I started painting in watercolour as a 13 year old, selling my first painting at 14 participating in local amateur group shows throughout my school years eventually holding my first solo exhibition in 1993. After completing a science degree in 1997 I began what I perhaps always knew was to be my life’s work and in 1998 opened my first studio gallery in a disused nightclub in Hexham.

During this period, I immersed myself in painting and sketching and reading art history.

In 2001 I decided to take my own form of art degree. To progress I knew I needed to deepen my skill range, particularly my drawing.  I was able to self fund a 2 year period abroad, spending extensive periods in Mexico, North America, and Asia before settling in Otago, New Zealand.  During this period, I immersed myself in painting and sketching and reading art history. This was a period of massive creativity that moved me into areas of subject, thought and technique I could never have imagined possible.

I returned to the UK with in 2003 with a wide body of work and opened my own studio galleries in Newcastle upon Tyne between 2003 and  2009. After which I returned to Back Street Hexham where I have firmly established the M J Forster studio and gallery. Throughout this time while my painting was dominated by watercolour. I continued to maintain that very cutting edge level of trial and error in my work that I had developed abroad.

It has always been the immediacy, the instantaneous spontaneity of watercolour has appealed to me.  The most underrated, misrepresented and misunderstood of all the painting mediums. In theory of course it’s simple; you can only lay a darker colour on top of a lighter one.
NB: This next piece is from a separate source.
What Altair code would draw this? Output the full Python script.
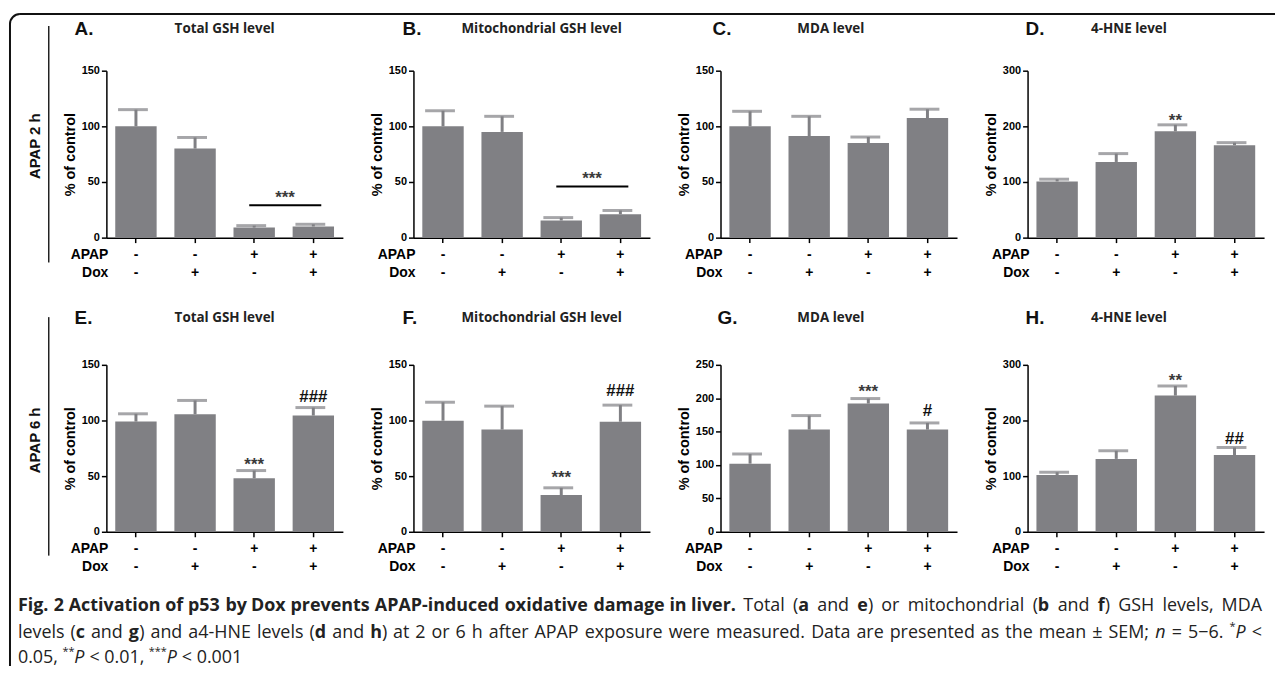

The implications of that have taken me 20 years to come begin to overcome. I’m a watercolour purist; I use no white paint, no highlights, no masking agents, only the paper. Unlike other painting mediums with watercolour there is no room for error, there is no pause, no rewind, only forwards, and no means of correction. It must be executed perfectly first time around, like an actor on a stage. This makes its performance as a medium all the more impressive, what it can do, the emotions it can stir, the visions it can achieve are it’s alone.

I am beginning to understand and overcome the perceived limitations of the medium. My techniques have lead me to develop many distinctive styles, one of which Überpainting emerged in 2008. This was a massive breakthrough as I had begun to understand and embrace a more extended process and is the style I am perhaps best known for nationally.

The work on this site is varied. While I am best known and identify myself with being a watercolourist it is impossible for the medium to stand alone.  I use my skill in drawing combined with an in depth understanding of tone and colour, to transpose and merge the ideas I have developed in my use of other mediums within my watercolours.

I’ve always tried not to fall back and become comfortable with a way of working. This, coupled with constant experiments in technique and subject invariably lead to new and often fantastic discoveries. A good day’s work is where incremental improvements suddenly burst into a whole new realm of possibilities I’d never thought of before. It’s the ideas that make me want to paint: When these ideas shift from the 3 dimensional to the 2 dimensional plane and become real, that is the moment of greatest satisfaction. Or is that finishing the painting, in truth it’s really all about the next one.